Gibbs came to see himself in his high school students. He knew what they needed to learn—specifically that mere memorization is not enough; that learning is inherently valuable; and that virtue, like anything else, requires practice. In The Consolation of Philosophy Gibbs found the key to reaching his pupils, which was, Gibbs notes, that “the confessorial teacher opens himself up to being judged by his books.” Stories of his personal failures and the lessons learned from them were what these teenagers needed to hear. Challenged by The Consolation to abandon his “favorite sanctuaries,” Gibbs encouraged his students to examine their own personal nooks and crannies and leave behind the familiar, comfortable nests where sin and mediocrity thrive.
The story of Boethius is both unnerving and enlightening. Boethius, faithful servant of Rome, has been falsely accused of betrayal and awaits execution. He is full of sorrow and self-pity. His death is unfair and untimely. It is the ultimate misfortune. What kind of reward is this for a life of service and loyalty? This is a valid question, but Boethius errs in assuming good fortune to be the reward of earthly deeds. This assumption renders good works and virtue mere commodities rather than something good in and of themselves. Lady Philosophy consoles the woeful Boethius, yet also admonishes and reproves. Her judgment: Boethius is too attached to the world. Accepting his impending demise is hard; death stings. Gibbs commiserates, but offers this: “The only way to escape the inevitable pain of death is to practice dying long in advance.” This mentality of “start dying today” is challenging to implement, especially when tomorrow always seems a better time for abandoning vice and embracing virtue. From experience Gibbs can justly advise: Start today. Practice makes perfect. Practice makes virtue.
For many, including Boethius, happiness is the obtaining of what is longed for. By this understanding happiness could be power, wealth, fame, sex, or any number of other worldly goods. It may seem that Fortune smiles upon those who receive the objects of their longing. But the satisfaction of worldly pleasures has its price. Gibbs states, “Silencing the soul that the body may enjoy pleasure is dangerous and disorienting.” Perhaps this is particularly true for those enslaved to secret addictions. Not getting caught in vice is not only a teenage concern. The “trance of habitual sin” is one that affects all humankind. Hell is described by Gibbs as the place where you get away with everything because there is no one around to tell you to stop. True happiness then, comes from open confession and acknowledgment of fault. It is not the indulgence of pleasure but rather being joyful and content with what one has. It is the recognition that good fortune is not a possession but a gift from God.
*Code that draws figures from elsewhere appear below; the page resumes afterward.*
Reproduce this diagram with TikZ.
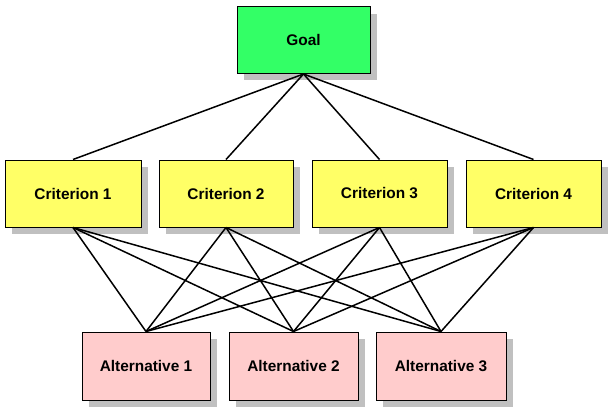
\documentclass[tikz,border=0pt]{standalone}
\usepackage{fontspec}
\setmainfont{Liberation Sans}
\begin{document}
\begin{tikzpicture}[x=1pt,y=-1pt,
  box/.style={draw=black,line width=1pt,minimum width=#1,minimum height=67pt,inner sep=0pt,
    font=\fontsize{15.4}{18}\selectfont\bfseries},
  link/.style={draw=black,line width=1.5pt}]
\definecolor{goalgreen}{HTML}{33FF66}
\definecolor{crityellow}{HTML}{FFFF66}
\definecolor{altpink}{HTML}{FFCCCC}
\definecolor{shadowgray}{HTML}{C0C0C0}
\useasboundingbox[fill=white] (0,0) rectangle (615,412);
% shadows
\fill[shadowgray] (244,14) rectangle (377,80);
\fill[shadowgray] (12,167) rectangle (148,234);
\fill[shadowgray] (166,167) rectangle (300,234);
\fill[shadowgray] (319,167) rectangle (454,234);
\fill[shadowgray] (473,167) rectangle (608,234);
\fill[shadowgray] (89,339) rectangle (217,407);
\fill[shadowgray] (236,339) rectangle (365,407);
\fill[shadowgray] (383,339) rectangle (513,407);
% nodes
\node[box=133pt,fill=goalgreen] (g) at (303.5,40) {Goal};
\node[box=136pt,fill=crityellow] (c1) at (73,193.5) {Criterion 1};
\node[box=134pt,fill=crityellow] (c2) at (226,193.5) {Criterion 2};
\node[box=135pt,fill=crityellow] (c3) at (379.5,193.5) {Criterion 3};
\node[box=135pt,fill=crityellow] (c4) at (533.5,193.5) {Criterion 4};
\node[box=128pt,minimum height=68pt,fill=altpink] (a1) at (146,366) {Alternative 1};
\node[box=129pt,minimum height=68pt,fill=altpink] (a2) at (293.5,366) {Alternative 2};
\node[box=130pt,minimum height=68pt,fill=altpink] (a3) at (441,366) {Alternative 3};
% links
\foreach \c in {c1,c2,c3,c4}{
  \draw[link] (g.south) -- (\c.north);
  \foreach \a in {a1,a2,a3}{
    \draw[link] (\c.south) -- (\a.north);
  }
}
\end{tikzpicture}
\end{document}
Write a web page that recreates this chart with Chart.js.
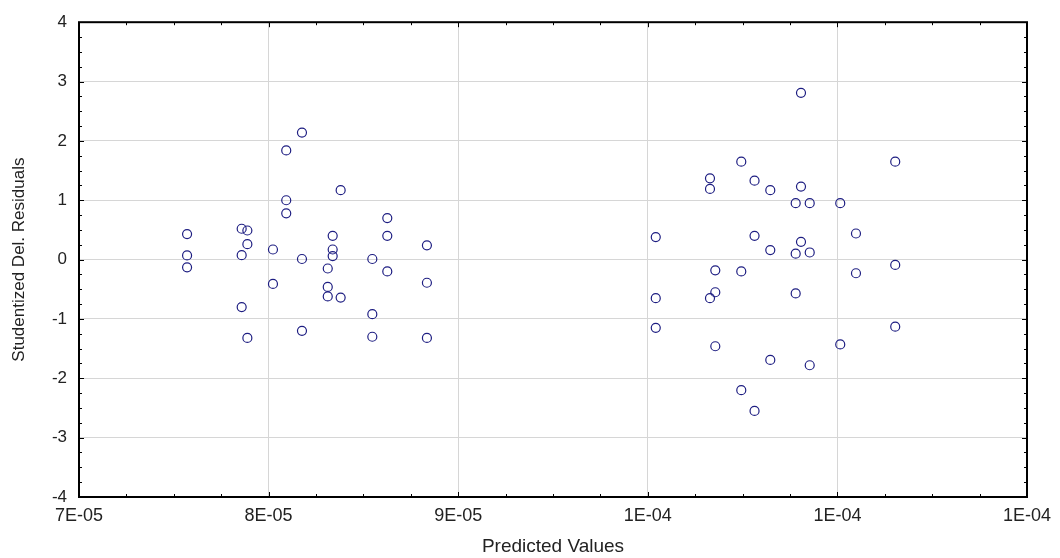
<!DOCTYPE html>
<html>
<head>
<meta charset="utf-8">
<script src="https://cdn.jsdelivr.net/npm/chart.js@4"></script>
<style>
  html, body { margin: 0; padding: 0; background: #fff; }
  #wrap { width: 1060px; height: 558px; position: relative; }
</style>
</head>
<body>
<div id="wrap"><canvas id="residChart"></canvas></div>
<script>
// predicted values (x) and studentized deleted residuals (y)
const predicted = [
    7.57e-5, 7.57e-5, 7.57e-5,
    8.176e-5, 8.093e-5, 8.38e-5, 8.093e-5, 8.093e-5, 8.626e-5,
    7.858e-5, 7.888e-5, 8.338e-5, 8.626e-5, 8.835e-5, 7.888e-5, 8.023e-5, 8.338e-5,
    7.858e-5, 8.338e-5, 8.176e-5, 8.547e-5, 8.312e-5, 8.626e-5, 8.023e-5, 8.835e-5,
    8.312e-5, 8.312e-5, 8.38e-5, 8.547e-5, 7.858e-5, 8.176e-5, 7.888e-5, 8.547e-5, 8.835e-5,
    10.808e-5, 10.493e-5, 11.305e-5, 10.328e-5, 10.328e-5, 10.563e-5, 10.646e-5, 10.808e-5,
    10.78e-5, 10.854e-5, 11.015e-5, 10.042e-5, 10.563e-5, 11.098e-5, 10.808e-5, 10.646e-5,
    10.78e-5, 10.854e-5, 10.356e-5, 10.493e-5, 11.098e-5, 11.305e-5, 10.042e-5, 10.328e-5,
    10.356e-5, 10.78e-5, 10.042e-5, 11.305e-5, 10.356e-5, 11.015e-5, 10.646e-5, 10.854e-5,
    10.493e-5, 10.563e-5
];
const residuals = [
    0.43, 0.07, -0.13,
    2.14, 1.84, 1.17, 1.0, 0.78, 0.70,
    0.52, 0.49, 0.40, 0.40, 0.24, 0.26, 0.17, 0.17,
    0.075, 0.06, 0.01, 0.01, -0.15, -0.2, -0.41, -0.39,
    -0.46, -0.62, -0.64, -0.92, -0.80, -1.2, -1.32, -1.30, -1.32,
    2.81, 1.65, 1.65, 1.37, 1.19, 1.33, 1.17, 1.23,
    0.95, 0.95, 0.95, 0.38, 0.40, 0.44, 0.30, 0.16,
    0.10, 0.12, -0.18, -0.20, -0.23, -0.09, -0.65, -0.65,
    -0.55, -0.57, -1.15, -1.13, -1.46, -1.43, -1.69, -1.78,
    -2.20, -2.55
];
const xTicks = [7e-5, 8e-5, 9e-5, 10e-5, 11e-5, 12e-5];
const xTickLabels = ["7E-05", "8E-05", "9E-05", "1E-04", "1E-04", "1E-04"];
const yTicks = [-4, -3, -2, -1, 0, 1, 2, 3, 4];

const points = predicted.map((x, i) => ({ x: x, y: residuals[i] }));

// frame plus small inward tick marks, like the original
const frameTicks = {
    id: "frameTicks",
    afterDraw(chart) {
        const { ctx, chartArea: a, scales } = chart;
        const xs = scales.x, ys = scales.y;
        ctx.save();
        ctx.strokeStyle = "#000";
        ctx.lineWidth = 1;
        const xStep = (xTicks[1] - xTicks[0]) / 4;
        for (let i = 0; i <= (xTicks.length - 1) * 4; i++) {
            const px = Math.round(xs.getPixelForValue(xTicks[0] + i * xStep)) + 0.5;
            const len = i % 4 === 0 ? 5 : 3;
            ctx.beginPath();
            ctx.moveTo(px, a.bottom); ctx.lineTo(px, a.bottom - len);
            ctx.moveTo(px, a.top); ctx.lineTo(px, a.top + len);
            ctx.stroke();
        }
        for (let i = 0; i <= (yTicks.length - 1) * 4; i++) {
            const py = Math.round(ys.getPixelForValue(yTicks[0] + i * 0.25)) + 0.5;
            const len = i % 4 === 0 ? 5 : 3;
            ctx.beginPath();
            ctx.moveTo(a.left, py); ctx.lineTo(a.left + len, py);
            ctx.moveTo(a.right, py); ctx.lineTo(a.right - len, py);
            ctx.stroke();
        }
        ctx.lineWidth = 2;
        ctx.strokeRect(a.left, a.top, a.right - a.left, a.bottom - a.top);
        ctx.restore();
    }
};

const chart = new Chart(document.getElementById("residChart"), {
    type: "scatter",
    data: {
        datasets: [{
            label: "Residuals",
            data: points,
            pointStyle: "circle",
            pointRadius: 4.5,
            pointBorderWidth: 1.2,
            pointBorderColor: "#1e1e82",
            pointBackgroundColor: "rgba(0,0,0,0)"
        }]
    },
    options: {
        responsive: true,
        maintainAspectRatio: false,
        animation: false,
        layout: { padding: { top: 20, right: 33, left: 0, bottom: 0 } },
        plugins: {
            legend: { display: false },
            tooltip: { enabled: false }
        },
        scales: {
            x: {
                type: "linear",
                min: xTicks[0],
                max: xTicks[xTicks.length - 1],
                afterBuildTicks: (s) => { s.ticks = xTicks.map(v => ({ value: v })); },
                afterFit: (s) => { s.height = 61; },
                grid: { color: "#d6d6d6", lineWidth: 1, drawTicks: false },
                border: { display: false },
                ticks: {
                    padding: 8,
                    color: "#222",
                    font: { family: "Liberation Sans, Arial", size: 18 },
                    maxRotation: 0,
                    autoSkip: false,
                    callback: (v, i) => xTickLabels[i]
                },
                title: {
                    display: true,
                    text: "Predicted Values",
                    color: "#222",
                    font: { family: "Liberation Sans, Arial", size: 19 },
                    padding: { top: 4, bottom: 0 }
                }
            },
            y: {
                min: yTicks[0],
                max: yTicks[yTicks.length - 1],
                afterBuildTicks: (s) => { s.ticks = yTicks.map(v => ({ value: v })); },
                afterFit: (s) => { s.width = 79; },
                grid: { color: "#d6d6d6", lineWidth: 1, drawTicks: false },
                border: { display: false },
                ticks: {
                    padding: 12,
                    color: "#222",
                    font: { family: "Liberation Sans, Arial", size: 17 }
                },
                title: {
                    display: true,
                    text: "Studentized Del. Residuals",
                    color: "#222",
                    font: { family: "Liberation Sans, Arial", size: 17 },
                    padding: { top: 9, bottom: 0 }
                }
            }
        }
    },
    plugins: [frameTicks]
});
</script>
</body>
</html>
For Gibbs, classical education is more than reading and writing, lectures and exams. It is the formation of individuals into upright and full participants in humanity. Such education does not end with graduation. Education with the Great Books partakes of a higher and holier experience. Gibbs finds this same attitude in Christianity itself where the sacred suffuses the secular. He writes that all things partake of holiness because God is manifested in all things. And if God has made all things holy, then what we do truly does matter. Apart from station or situation, life has value, meaning, and purpose. Living sacramentally, Gibbs believes, is to live in simplicity of heart, accepting the reality of each day as it arrives. A consuming fear of the future is Satan’s ploy to take one out of the present, to rob one of peace and satisfaction. This ploy is the same today as it was in Boethius’s time. Gibbs brilliantly notes the difference between thinking of the future and taking thought for the future. For students beginning their life’s journey, this is an especially important distinction.
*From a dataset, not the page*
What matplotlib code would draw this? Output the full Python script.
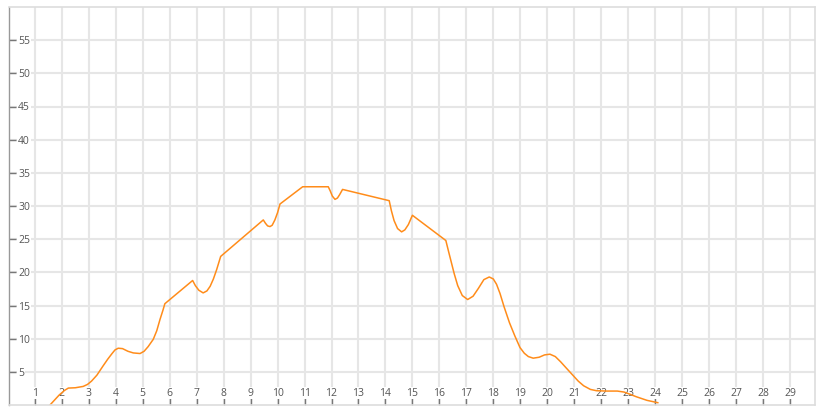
import matplotlib
matplotlib.use('Agg')
from matplotlib import pyplot as plt

# values (x position in day units, y value)
xs = [1.56, 1.9, 2.1, 2.24, 2.5, 2.79, 2.95, 3.1, 3.3, 3.53, 3.7, 3.85, 3.97,
      4.09, 4.25, 4.45, 4.65, 4.9, 5.05, 5.2, 5.39, 5.52, 5.64, 5.75, 5.82,
      6.85, 6.95, 7.08, 7.24, 7.38, 7.5, 7.62, 7.74, 7.89,
      9.47, 9.55, 9.63, 9.72, 9.8, 9.9, 10.0, 10.09,
      10.93, 11.88, 11.95, 12.03, 12.13, 12.22, 12.3, 12.41,
      14.14, 14.22, 14.32, 14.45, 14.6, 14.72, 14.85, 15.0,
      16.24, 16.35, 16.45, 16.55, 16.68, 16.85, 17.05, 17.25, 17.45, 17.65,
      17.85, 18.0, 18.12, 18.25, 18.4, 18.6, 18.8, 18.99, 19.15, 19.3, 19.48,
      19.7, 19.9, 20.1, 20.3, 20.5, 20.7, 20.97, 21.15, 21.35, 21.6, 21.83,
      22.2, 22.6, 22.85, 23.05, 23.3, 23.7, 24.1]
ys = [0.0, 1.5, 2.2, 2.55, 2.6, 2.8, 3.1, 3.6, 4.5, 5.9, 6.9, 7.7, 8.3,
      8.56, 8.5, 8.1, 7.85, 7.76, 8.1, 8.8, 9.9, 11.2, 12.9, 14.3, 15.27,
      18.77, 18.0, 17.3, 16.9, 17.2, 17.9, 19.0, 20.4, 22.4,
      27.9, 27.4, 27.0, 26.9, 27.1, 27.9, 29.0, 30.3,
      32.9, 32.9, 32.3, 31.5, 31.0, 31.2, 31.7, 32.5,
      30.8, 29.3, 27.8, 26.6, 26.1, 26.4, 27.2, 28.6,
      24.8, 23.0, 21.4, 19.8, 18.0, 16.5, 15.9, 16.4, 17.6, 18.9,
      19.3, 19.0, 18.2, 16.8, 14.8, 12.4, 10.4, 8.66, 7.8, 7.3, 7.06,
      7.2, 7.55, 7.66, 7.3, 6.5, 5.6, 4.4, 3.6, 2.9, 2.35, 2.15,
      2.1, 2.1, 1.95, 1.65, 1.25, 0.7, 0.35]
x_ticks = list(range(1, 30))
y_ticks = [5, 10, 15, 20, 25, 30, 35, 40, 45, 50, 55]

plt.rcParams['font.family'] = ['Open Sans', 'DejaVu Sans']

fig = plt.figure(figsize=(8.28, 4.16), dpi=100)
ax = fig.add_axes([9 / 828, 11 / 416, 806 / 828, 398 / 416])
ax.set_axisbelow(True)

ax.plot(xs, ys, color='#ff8c1a', lw=1.1, solid_joinstyle='round')

ax.set_xlim(0.04, 29.93)
ax.set_ylim(0, 60)
ax.set_xticks(x_ticks, [str(t) for t in x_ticks])
ax.set_yticks(y_ticks, [str(t) for t in y_ticks])
ax.grid(True, color='#e6e6e6', lw=1.5)

ax.tick_params(axis='x', direction='in', length=5, width=1, color='#777777',
               pad=-4.5, labelsize=7.5, labelcolor='#555555')
ax.tick_params(axis='y', direction='in', length=5, width=1, color='#777777',
               pad=-6.5, labelsize=7.5, labelcolor='#555555')
for lab in ax.get_xticklabels():
    lab.set_verticalalignment('bottom')
    lab.set_bbox(dict(facecolor='white', edgecolor='none', pad=0.5))
for lab in ax.get_yticklabels():
    lab.set_horizontalalignment('left')
    lab.set_bbox(dict(facecolor='white', edgecolor='none', pad=0.5))

for side in ['top', 'right', 'bottom']:
    ax.spines[side].set_color('#dddddd')
    ax.spines[side].set_linewidth(1.2)
ax.spines['left'].set_color('#999999')
ax.spines['left'].set_linewidth(1.0)

fig.savefig('out.png', dpi=100)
There is nothing new under the sun. The well-known phrase from the book of Ecclesiastes bemoans the drudgery and toil that is life. Gibbs understands how this saying is hardly uplifting; as he writes, it is a hard truth that hard work doesn’t entice a man to anything. What’s the point? What is the point of laboring physically, intellectually, spiritually, if death is the inevitable result? The answer he offers is hard but true: “The point of planting the field was not planting the field … The field is planted so a man might know God in the planting.” Expending one’s life in toil is only drudgery if it is done for material gain. There is something in striving after God that is worthwhile. Gibbs expresses it simply: “when our lives are lived sacrificially, they are not lost.” To the lament that nothing is new under the sun Gibbs replies, correct—so stop looking! Perhaps we should direct our gaze and attention to that which is above the sun. There we will encounter the new, the fresh, and the eternal. Perhaps this is why St. Sebastian is a fitting cover image after all. Sentenced to death and pierced with arrows for love of God, his gaze is not downward but heavenward; his expression not one of pain and misery but acceptance and hope.
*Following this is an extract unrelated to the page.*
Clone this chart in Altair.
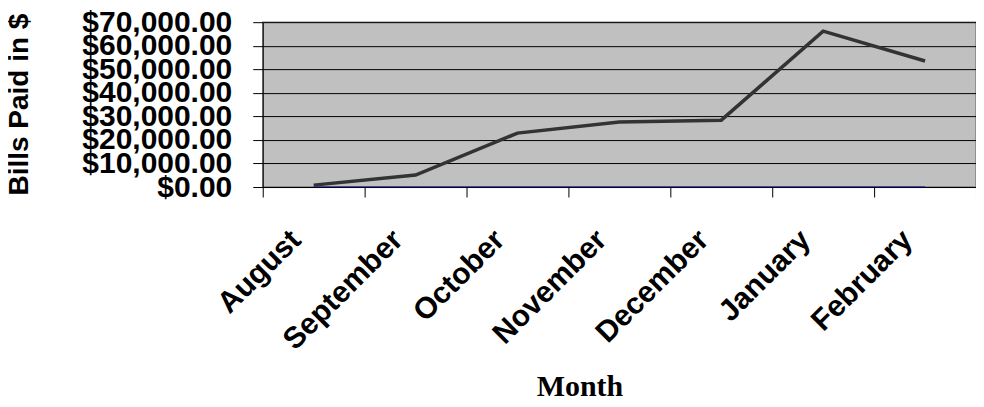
import altair as alt
import pandas as pd

months = ["August", "September", "October", "November", "December", "January", "February"]
bills = [800, 5100, 22900, 27600, 28400, 66200, 53500]
second_series = [0, 0, 0, 0, 0, 0, 0]
y_ticks = [0, 10000, 20000, 30000, 40000, 50000, 60000, 70000]

df = pd.DataFrame({"Month": months, "Bills": bills, "Other": second_series})

x_enc = alt.X(
    "Month:N",
    sort=months,
    scale=alt.Scale(type="band", paddingInner=0, paddingOuter=0),
    axis=alt.Axis(
        title="Month",
        labelAngle=-45,
        labelAlign="right",
        labelBaseline="middle",
        labelFont="Liberation Sans",
        labelFontWeight="bold",
        labelFontSize=30,
        labelColor="black",
        labelPadding=38,
        labelOffset=-18,
        labelOverlap=False,
        tickBand="extent",
        tickSize=10,
        tickColor="black",
        domainColor="black",
        grid=False,
        titleFont="Liberation Serif",
        titleFontSize=30,
        titleFontWeight="bold",
        titleColor="black",
        titleX=317,
        titleY=209,
        titleAlign="center",
        titleBaseline="alphabetic",
    ),
)

y_axis = alt.Axis(
    title="Bills Paid in $",
    format="$,.2f",
    values=y_ticks,
    labelFont="Liberation Sans",
    labelFontWeight="bold",
    labelFontSize=30,
    labelColor="black",
    labelPadding=21,
    labelOverlap=False,
    labelFlush=False,
    tickSize=10,
    tickColor="black",
    domainColor="black",
    grid=True,
    gridColor="black",
    gridOpacity=1,
    titleFont="Liberation Sans",
    titleFontSize=28,
    titleFontWeight="bold",
    titleColor="black",
    titleAngle=270,
    titleX=-243,
    titleY=82,
    titleAlign="center",
    titleBaseline="middle",
)

base = alt.Chart(df)

zero_line = base.mark_line(color="#000080", strokeWidth=1).encode(
    x=x_enc,
    y=alt.Y("Other:Q", scale=alt.Scale(domain=[0, 70000]), axis=y_axis),
)

main_line = base.mark_line(color="#333333", strokeWidth=3.5).encode(
    x=x_enc,
    y=alt.Y("Bills:Q", scale=alt.Scale(domain=[0, 70000]), axis=y_axis),
)

chart = (
    alt.layer(zero_line, main_line)
    .properties(
        width=714,
        height=165,
        autosize=alt.AutoSizeParams(type="none"),
        padding={"left": 255, "top": 14, "right": 0, "bottom": 212},
        background="white",
    )
    .configure_view(fill="#C0C0C0", stroke="#808080", strokeWidth=1.5)
)

chart.save("out.html", embed_options={"renderer": "svg", "actions": False})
And so, in a world that seemingly has no use for it, the practicing and acquiring of virtue does indeed matter. Great works of the past still have something to teach the present. Transformation is still possible. Does it require humility? Yes. Does it entail pain and sacrifice? Yes. But Gibbs shows us that the effort is worth it. What of it if obstacles arise (and they will)? Gibbs’s message is liberating: Live life! Live it with joy according to something greater than oneself. The last words of How to Be Unlucky are anything but calamitous: “When God gives you time to mourn, cry your eyes out. When God gives you a time to laugh, exhaust yourself in laughter. When God gives you a time to share in the lives of others, don’t hold anything back for yourself. Pour yourself out, and rise to Glory way over the sun.”
Elizabeth Bittner holds a B.A. in political science from The Thomas More College of Liberal Arts and a Masters degree in the humanities from the University of Dallas. She currently resides in rural Missouri.